Monday, 1 September 2008

157. Wolfgang Amadeus Mozart - Symphony No.39 (1788)


Title: Symphonies No,38 "Prague" & No. 39
Performers: English Baroque Soloists
Director: John Eliot Gardiner
Year: 1990
Length: 32 minutes


Now we have the three later great Mozart Symphonies in a row here, and we start with 39, probably the least famous of the big three, but a great one nonetheless. It starts in a truly grand way, and Gardiner's interpretation makes it very plain that it is a magisterial beginning to the first movement.

It follows on to a beautiful Andante and a jaunty Menuetto before the real highlight of the whole thing. The Finale is just extremely playful and fun, Mozart at his best.

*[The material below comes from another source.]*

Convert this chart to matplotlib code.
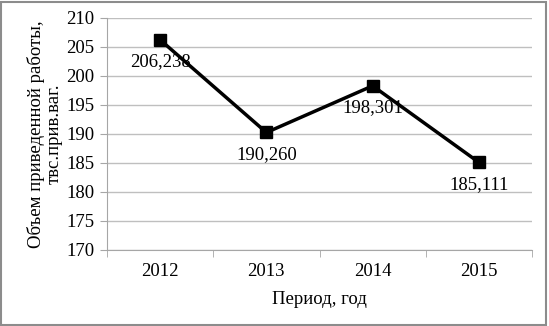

So the first and last movement bookend in perfection this great symphony. This is really, together with the next 2 Symphonies the pinnacle of Classical Orchestral music, and therefore unmissable.

Final Grade



From Wikipedia:

It seems to be impossible to determine the date of the premiere of the 39th Symphony on the basis of currently available evidence; in fact, it cannot be established whether the symphony was ever performed in the composer's lifetime. According to Deutsch (1965), around the time Mozart wrote the work, he was preparing to hold a series of "Concerts in the Casino", in a new casino in the Spiegelgasse owned by Philipp Otto. Mozart even sent a pair of tickets for this series to his friend Michael Puchberg. But it seems impossible to determine whether the concert series was held, or was cancelled for lack of interest. In addition, in the period up to the end of his life, Mozart participated in various other concerts whose program included an unidentified symphony; these also could have been the occasion of the premiere of the 39th (for details, see Symphony No. 40 (Mozart)).

The fourth movement by Karl Bohm, the whole thing is on-line in the same concert so just look for it:


Anonymous said...

something wrong with your numbering. 156 no 157, 158 ???

Francisco Silva said...

Indeed! Thanks, I'll fix it right now.